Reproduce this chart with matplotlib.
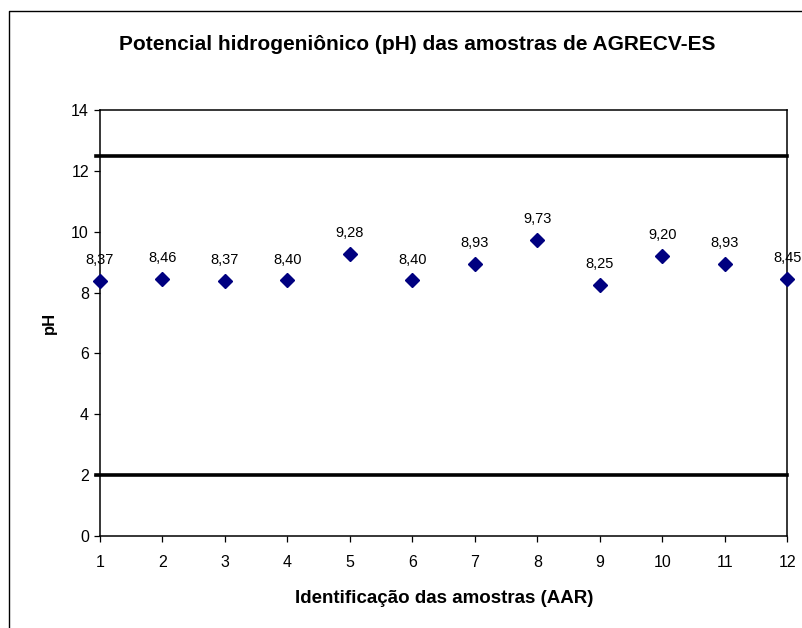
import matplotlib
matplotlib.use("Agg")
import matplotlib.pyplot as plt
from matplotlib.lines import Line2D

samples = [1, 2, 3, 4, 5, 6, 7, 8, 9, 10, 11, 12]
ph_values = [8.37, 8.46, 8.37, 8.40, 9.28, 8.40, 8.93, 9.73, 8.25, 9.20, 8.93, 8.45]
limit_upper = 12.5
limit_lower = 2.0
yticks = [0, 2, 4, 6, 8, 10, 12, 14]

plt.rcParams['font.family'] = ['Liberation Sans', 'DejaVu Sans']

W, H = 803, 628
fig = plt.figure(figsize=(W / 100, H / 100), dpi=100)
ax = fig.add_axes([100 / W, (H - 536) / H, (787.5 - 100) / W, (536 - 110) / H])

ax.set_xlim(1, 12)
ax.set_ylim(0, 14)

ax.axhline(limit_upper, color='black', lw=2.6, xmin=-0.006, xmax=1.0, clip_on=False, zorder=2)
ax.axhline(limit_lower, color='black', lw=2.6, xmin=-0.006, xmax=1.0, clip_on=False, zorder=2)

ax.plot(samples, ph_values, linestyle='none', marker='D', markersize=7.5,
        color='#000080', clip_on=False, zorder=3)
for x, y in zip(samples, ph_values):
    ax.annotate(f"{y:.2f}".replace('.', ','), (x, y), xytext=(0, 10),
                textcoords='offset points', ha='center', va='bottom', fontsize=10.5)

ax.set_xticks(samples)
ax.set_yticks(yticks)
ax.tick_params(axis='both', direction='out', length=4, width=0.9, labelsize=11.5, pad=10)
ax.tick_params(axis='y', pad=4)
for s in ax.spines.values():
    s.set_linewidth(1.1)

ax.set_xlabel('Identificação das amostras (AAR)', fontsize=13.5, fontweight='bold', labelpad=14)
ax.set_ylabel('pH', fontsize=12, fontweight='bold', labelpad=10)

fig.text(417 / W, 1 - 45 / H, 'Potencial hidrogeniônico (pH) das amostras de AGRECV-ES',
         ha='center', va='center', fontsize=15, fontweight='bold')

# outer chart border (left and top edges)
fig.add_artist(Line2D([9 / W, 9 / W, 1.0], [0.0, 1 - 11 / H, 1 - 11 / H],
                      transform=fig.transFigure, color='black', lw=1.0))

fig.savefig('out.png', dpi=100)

SHORT PROBLEM: Repeat the material above verbatim. Leave the pictures behind.

RESULT OF THE EXERCISE:
Reproduce this chart with matplotlib.
import matplotlib
matplotlib.use("Agg")
import matplotlib.pyplot as plt
from matplotlib.lines import Line2D

samples = [1, 2, 3, 4, 5, 6, 7, 8, 9, 10, 11, 12]
ph_values = [8.37, 8.46, 8.37, 8.40, 9.28, 8.40, 8.93, 9.73, 8.25, 9.20, 8.93, 8.45]
limit_upper = 12.5
limit_lower = 2.0
yticks = [0, 2, 4, 6, 8, 10, 12, 14]

plt.rcParams['font.family'] = ['Liberation Sans', 'DejaVu Sans']

W, H = 803, 628
fig = plt.figure(figsize=(W / 100, H / 100), dpi=100)
ax = fig.add_axes([100 / W, (H - 536) / H, (787.5 - 100) / W, (536 - 110) / H])

ax.set_xlim(1, 12)
ax.set_ylim(0, 14)

ax.axhline(limit_upper, color='black', lw=2.6, xmin=-0.006, xmax=1.0, clip_on=False, zorder=2)
ax.axhline(limit_lower, color='black', lw=2.6, xmin=-0.006, xmax=1.0, clip_on=False, zorder=2)

ax.plot(samples, ph_values, linestyle='none', marker='D', markersize=7.5,
        color='#000080', clip_on=False, zorder=3)
for x, y in zip(samples, ph_values):
    ax.annotate(f"{y:.2f}".replace('.', ','), (x, y), xytext=(0, 10),
                textcoords='offset points', ha='center', va='bottom', fontsize=10.5)

ax.set_xticks(samples)
ax.set_yticks(yticks)
ax.tick_params(axis='both', direction='out', length=4, width=0.9, labelsize=11.5, pad=10)
ax.tick_params(axis='y', pad=4)
for s in ax.spines.values():
    s.set_linewidth(1.1)

ax.set_xlabel('Identificação das amostras (AAR)', fontsize=13.5, fontweight='bold', labelpad=14)
ax.set_ylabel('pH', fontsize=12, fontweight='bold', labelpad=10)

fig.text(417 / W, 1 - 45 / H, 'Potencial hidrogeniônico (pH) das amostras de AGRECV-ES',
         ha='center', va='center', fontsize=15, fontweight='bold')

# outer chart border (left and top edges)
fig.add_artist(Line2D([9 / W, 9 / W, 1.0], [0.0, 1 - 11 / H, 1 - 11 / H],
                      transform=fig.transFigure, color='black', lw=1.0))

fig.savefig('out.png', dpi=100)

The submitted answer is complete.